Instructions for the task: Exactly as written, write out the lines below from the first to the one containing "trials_per_class = 9", inclusive. Pictures do not belong in the copy.

Extracted data:
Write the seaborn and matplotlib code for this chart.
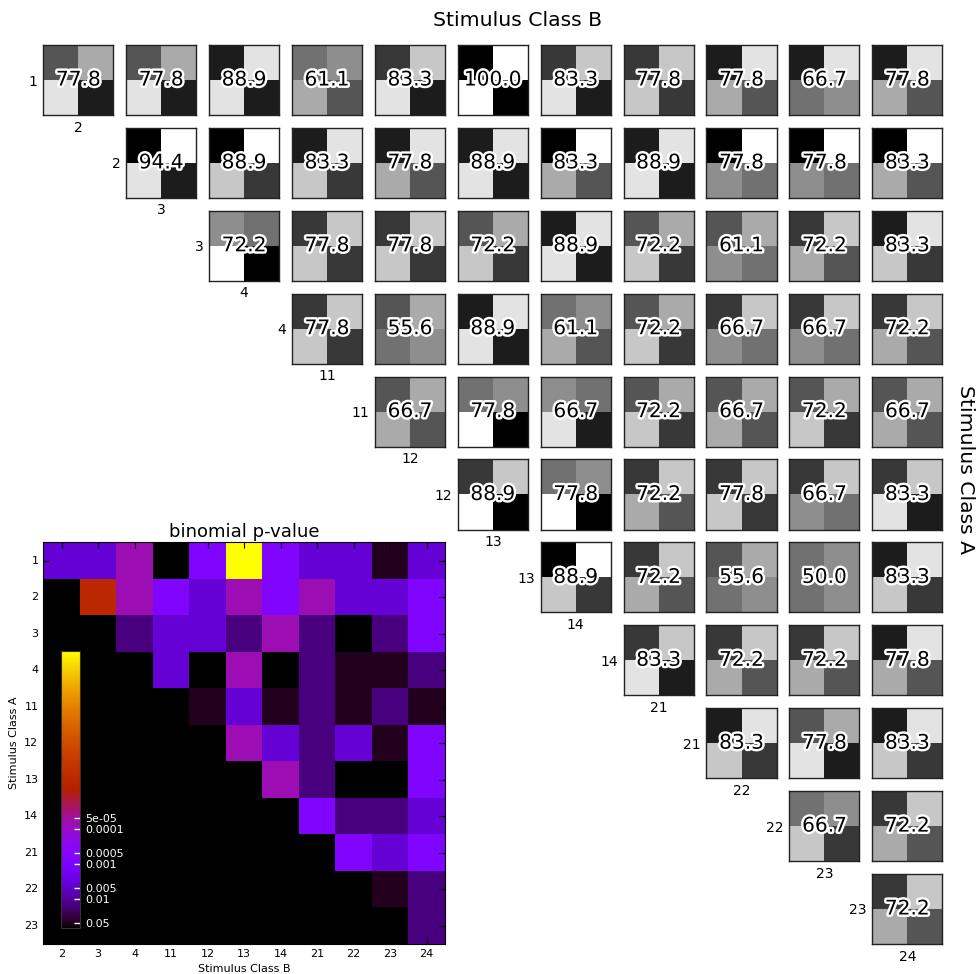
import numpy as np
import matplotlib
matplotlib.use("Agg")
import matplotlib.pyplot as plt
import matplotlib.patheffects as pe
import seaborn as sns

# ---------------- data ----------------
classes_a = ['1', '2', '3', '4', '11', '12', '13', '14', '21', '22', '23']
classes_b = ['2', '3', '4', '11', '12', '13', '14', '21', '22', '23', '24']
trials_per_class = 9

# correct counts for class A (top-left cell) and class B (bottom-right cell),
# one list per row (class A), columns from the diagonal to class 24
correct_a = [
    [6, 6, 8, 5, 7, 9, 7, 7, 8, 8, 8],
    [9, 9, 8, 8, 8, 9, 8, 9, 9, 9],
    [4, 7, 7, 6, 8, 6, 6, 7, 8],
    [7, 6, 8, 5, 6, 7, 7, 7],
    [6, 5, 4, 6, 6, 6, 6],
    [7, 5, 7, 7, 7, 7],
    [9, 7, 6, 5, 8],
    [7, 7, 7, 8],
    [8, 6, 8],
    [5, 7],
    [7],
]
correct_b = [
    [8, 8, 8, 6, 8, 9, 8, 7, 6, 4, 6],
    [8, 7, 7, 6, 8, 6, 8, 5, 5, 6],
    [9, 7, 7, 7, 8, 7, 5, 6, 7],
    [7, 4, 8, 6, 7, 5, 5, 6],
    [6, 9, 8, 7, 6, 7, 6],
    [9, 9, 6, 7, 5, 8],
    [7, 6, 4, 4, 7],
    [8, 6, 6, 6],
    [7, 8, 7],
    [7, 6],
    [6],
]

# binomial p-values, one list per row
pvalues = [
    [3.8e-3, 3.8e-3, 7.3e-5, 0.12, 6.6e-4, 1e-10, 6.6e-4, 3.8e-3, 3.8e-3, 0.048, 3.8e-3],
    [3.8e-6, 7.3e-5, 6.6e-4, 3.8e-3, 7.3e-5, 6.6e-4, 7.3e-5, 3.8e-3, 3.8e-3, 6.6e-4],
    [0.0154, 3.8e-3, 3.8e-3, 0.0154, 7.3e-5, 0.0154, 0.12, 0.0154, 6.6e-4],
    [3.8e-3, 0.24, 7.3e-5, 0.12, 0.0154, 0.048, 0.048, 0.0154],
    [0.048, 3.8e-3, 0.048, 0.0154, 0.048, 0.0154, 0.048],
    [7.3e-5, 3.8e-3, 0.0154, 3.8e-3, 0.048, 6.6e-4],
    [7.3e-5, 0.0154, 0.24, 0.41, 6.6e-4],
    [6.6e-4, 0.0154, 0.0154, 3.8e-3],
    [6.6e-4, 3.8e-3, 6.6e-4],
    [0.048, 0.0154],
    [0.0154],
]
cbar_ticks = [0.05, 0.01, 0.005, 0.001, 0.0005, 0.0001, 5e-05]
cbar_ticklabels = ['0.05', '0.01', '0.005', '0.001', '0.0005', '0.0001', '5e-05']

# ---------------- figure ----------------
fig = plt.figure(figsize=(9.77, 9.74), dpi=100)
n = len(classes_a)
gs = fig.add_gridspec(n, n, left=0.0443, right=0.9645, bottom=0.0308, top=0.9538,
                      wspace=0.184, hspace=0.184)

for i in range(n):
    for k, (ca, cb) in enumerate(zip(correct_a[i], correct_b[i])):
        j = i + k
        ax = fig.add_subplot(gs[i, j])
        cm = np.array([[ca, trials_per_class - ca],
                       [trials_per_class - cb, cb]])
        sns.heatmap(cm, ax=ax, cmap='gray_r', vmin=0, vmax=trials_per_class,
                    cbar=False, xticklabels=False, yticklabels=False)
        for sp in ax.spines.values():
            sp.set_visible(True)
            sp.set_color('#222222')
            sp.set_linewidth(1.0)
        acc = 100.0 * (ca + cb) / (2 * trials_per_class)
        ax.text(1, 1, '%.1f' % acc, ha='center', va='center', fontsize=14.5,
                color='black',
                path_effects=[pe.withStroke(linewidth=3.5, foreground='white')])
        if k == 0:
            ax.set_yticks([1])
            ax.set_yticklabels([classes_a[i]], rotation=0, fontsize=10)
            ax.set_xticks([1])
            ax.set_xticklabels([classes_b[j]], fontsize=10)
            ax.tick_params(length=0, pad=4)

fig.text(0.5297, 0.979, 'Stimulus Class B', ha='center', va='center', fontsize=14.7)
fig.text(0.9887, 0.5175, 'Stimulus Class A', ha='center', va='center',
         fontsize=14.7, rotation=270)

# ---------------- p-value heatmap ----------------
P = np.full((n, n), np.nan)
for i in range(n):
    for k, p in enumerate(pvalues[i]):
        P[i, i + k] = p

axh = fig.add_subplot(gs[6:, :5])
cax = fig.add_axes([61 / 977, 1 - 928.3 / 974, 19 / 977, 277.6 / 974])
sns.heatmap(-np.log10(P), ax=axh, cmap='gnuplot', vmin=1.155, vmax=9.08,
            cbar_ax=cax, xticklabels=classes_b, yticklabels=classes_a,
            cbar_kws={'ticks': -np.log10(cbar_ticks)})
axh.set_facecolor('black')
for sp in axh.spines.values():
    sp.set_visible(True)
    sp.set_color('black')
axh.set_yticklabels(classes_a, rotation=0, fontsize=8)
axh.set_xticklabels(classes_b, rotation=0, fontsize=8)
axh.tick_params(direction='in', top=True, right=True, length=4, color='black',
                labeltop=False, labelright=False)
axh.set_xlabel('Stimulus Class B', fontsize=8)
axh.set_ylabel('Stimulus Class A', fontsize=8)
axh.set_title('binomial p-value', fontsize=13, pad=4)

cbar = axh.collections[0].colorbar
cbar.outline.set_linewidth(0.8)
cbar.outline.set_edgecolor('#333333')
cax.set_yticklabels(cbar_ticklabels)
cax.tick_params(direction='in', colors='white', labelcolor='white', length=4,
                labelsize=8, width=1)

fig.savefig('out.png', dpi=100)
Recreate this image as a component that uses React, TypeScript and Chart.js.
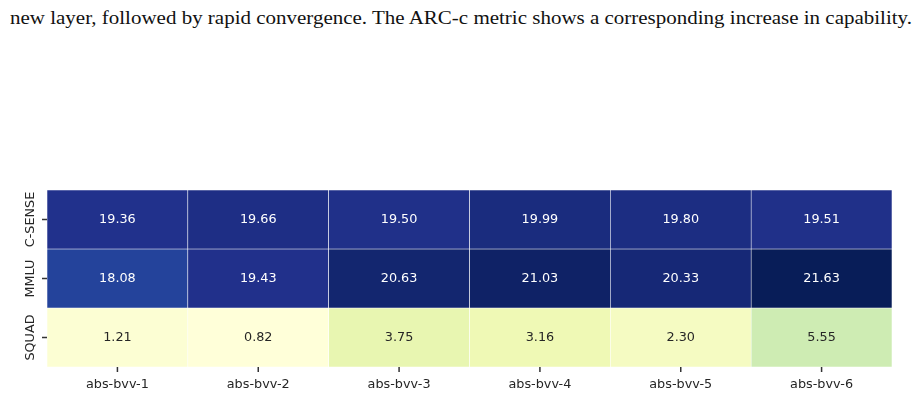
import { useEffect, useLayoutEffect, useRef } from "react";
import { Chart, registerables } from "chart.js";

Chart.register(...registerables);

// Column and row labels of the score grid
const models = ["abs-bvv-1", "abs-bvv-2", "abs-bvv-3", "abs-bvv-4", "abs-bvv-5", "abs-bvv-6"];
const tasks = ["C-SENSE", "MMLU", "SQUAD"];

// Scores per task, one entry per model
const cSenseScores = [19.36, 19.66, 19.5, 19.99, 19.8, 19.51];
const mmluScores = [18.08, 19.43, 20.63, 21.03, 20.33, 21.63];
const squadScores = [1.21, 0.82, 3.75, 3.16, 2.3, 5.55];

const rows = [cSenseScores, mmluScores, squadScores];

const caption =
  "new layer, followed by rapid convergence. The ARC-c metric shows a corresponding increase in capability.";

// ColorBrewer YlGnBu stops
const ylGnBu = [
  [255, 255, 217],
  [237, 248, 177],
  [199, 233, 180],
  [127, 205, 187],
  [65, 182, 196],
  [29, 145, 192],
  [34, 94, 168],
  [37, 52, 148],
  [8, 29, 88],
];

const allValues = rows.flat();
const vMin = Math.min(...allValues);
const vMax = Math.max(...allValues);

function rgbFor(v: number): number[] {
  const t = Math.max(0, Math.min(1, (v - vMin) / (vMax - vMin)));
  const pos = t * (ylGnBu.length - 1);
  const i = Math.min(ylGnBu.length - 2, Math.floor(pos));
  const f = pos - i;
  const a = ylGnBu[i];
  const b = ylGnBu[i + 1];
  return [0, 1, 2].map((k) => a[k] + (b[k] - a[k]) * f);
}

function cssColor(rgb: number[]): string {
  return `rgb(${rgb.map((c) => Math.round(c)).join(",")})`;
}

function luminance(rgb: number[]): number {
  const lin = rgb.map((c) => {
    const s = c / 255;
    return s <= 0.03928 ? s / 12.92 : Math.pow((s + 0.055) / 1.055, 2.4);
  });
  return 0.2126 * lin[0] + 0.7152 * lin[1] + 0.0722 * lin[2];
}

const FONT = "DejaVu Sans";
const FONT_SIZE = 12.8;
const TICK_COLOR = "#262626";
const TICK_LEN = 5;

// Writes each cell's score in its centre
const cellLabels = {
  id: "cellLabels",
  afterDatasetsDraw(chart: any) {
    const ctx = chart.ctx;
    ctx.save();
    ctx.font = `${FONT_SIZE}px "${FONT}"`;
    ctx.textAlign = "center";
    ctx.textBaseline = "middle";
    chart.data.datasets.forEach((ds: any, i: number) => {
      const meta = chart.getDatasetMeta(i);
      meta.data.forEach((el: any, j: number) => {
        const v = ds.scores[j];
        const { x, y } = el.getCenterPoint();
        ctx.fillStyle = luminance(rgbFor(v)) > 0.408 ? "#262626" : "#ffffff";
        ctx.fillText(v.toFixed(2), x, y);
      });
    });
    ctx.restore();
  },
};

// Tick marks on both axes and rotated task names on the left
const axisDecor = {
  id: "axisDecor",
  afterDraw(chart: any) {
    const ctx = chart.ctx;
    const xScale = chart.scales.x;
    const yScale = chart.scales.y;
    const area = chart.chartArea;
    ctx.save();
    ctx.fillStyle = "#333333";
    models.forEach((_, c) => {
      const x = xScale.getPixelForValue(c);
      ctx.fillRect(x - 0.75, area.bottom, 1.5, TICK_LEN);
    });
    tasks.forEach((_, r) => {
      const y = yScale.getPixelForValue(r + 0.5);
      ctx.fillRect(area.left - TICK_LEN, y - 0.75, TICK_LEN, 1.5);
    });

    ctx.fillStyle = TICK_COLOR;
    ctx.font = `${FONT_SIZE}px "${FONT}"`;
    ctx.textAlign = "center";
    ctx.textBaseline = "alphabetic";
    tasks.forEach((name, r) => {
      const yc = yScale.getPixelForValue(r + 0.5);
      ctx.save();
      ctx.translate(area.left - 13, yc);
      ctx.rotate(-Math.PI / 2);
      ctx.fillText(name, 0, 0);
      ctx.restore();
    });
    ctx.restore();
  },
};

function Caption() {
  const ref = useRef<HTMLSpanElement>(null);
  useLayoutEffect(() => {
    const el = ref.current;
    if (!el) return;
    el.style.transform = "none";
    const w = el.getBoundingClientRect().width;
    if (w > 0) el.style.transform = `scaleX(${902 / w})`;
  }, []);
  return (
    <span
      ref={ref}
      style={{
        position: "absolute",
        left: 10,
        top: 8,
        whiteSpace: "nowrap",
        fontFamily: '"Liberation Serif", serif',
        fontSize: 19,
        lineHeight: "19px",
        color: "#111",
        transformOrigin: "left top",
        display: "inline-block",
      }}
    >
      {caption}
    </span>
  );
}

export default function App() {
  const canvasRef = useRef<HTMLCanvasElement>(null);

  useEffect(() => {
    const canvas = canvasRef.current;
    if (!canvas) return;

    const datasets = rows.map((scores, r) => ({
      label: tasks[r],
      scores,
      data: scores.map(() => [r, r + 1]),
      backgroundColor: scores.map((v) => cssColor(rgbFor(v))),
      borderColor: "#ffffff",
      borderWidth: 0.6,
      borderSkipped: false,
      barPercentage: 1,
      categoryPercentage: 1,
      grouped: false,
    }));

    const chart = new Chart(canvas, {
      type: "bar",
      data: { labels: models, datasets: datasets as any },
      options: {
        animation: false,
        responsive: false,
        devicePixelRatio: 1,
        layout: { padding: { left: 0, right: 25, top: 190, bottom: 0 } },
        plugins: { legend: { display: false }, tooltip: { enabled: false } },
        scales: {
          x: {
            type: "category",
            offset: true,
            grid: { display: false },
            border: { display: false },
            ticks: {
              color: TICK_COLOR,
              font: { family: FONT, size: FONT_SIZE },
              padding: 2,
              maxRotation: 0,
              minRotation: 0,
            },
            afterFit: (s: any) => {
              s.height = 26;
            },
          },
          y: {
            type: "linear",
            min: 0,
            max: 3,
            reverse: true,
            grid: { display: false },
            border: { display: false },
            ticks: { display: false },
            afterBuildTicks: (s: any) => {
              s.ticks = tasks.map((_, r) => ({ value: r + 0.5 }));
            },
            afterFit: (s: any) => {
              s.width = 47;
            },
          },
        },
      },
      plugins: [cellLabels, axisDecor],
    });

    return () => chart.destroy();
  }, []);

  return (
    <div style={{ position: "absolute", left: 0, top: 0, width: 917, height: 393, background: "#fff", overflow: "hidden" }}>
      <Caption />
      <canvas ref={canvasRef} width={917} height={393} style={{ display: "block", position: "absolute", left: 0, top: 0 }} />
    </div>
  );
}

Solution to this task:
Write the seaborn and matplotlib code for this chart.
import numpy as np
import matplotlib
matplotlib.use("Agg")
import matplotlib.pyplot as plt
import matplotlib.patheffects as pe
import seaborn as sns

# ---------------- data ----------------
classes_a = ['1', '2', '3', '4', '11', '12', '13', '14', '21', '22', '23']
classes_b = ['2', '3', '4', '11', '12', '13', '14', '21', '22', '23', '24']
trials_per_class = 9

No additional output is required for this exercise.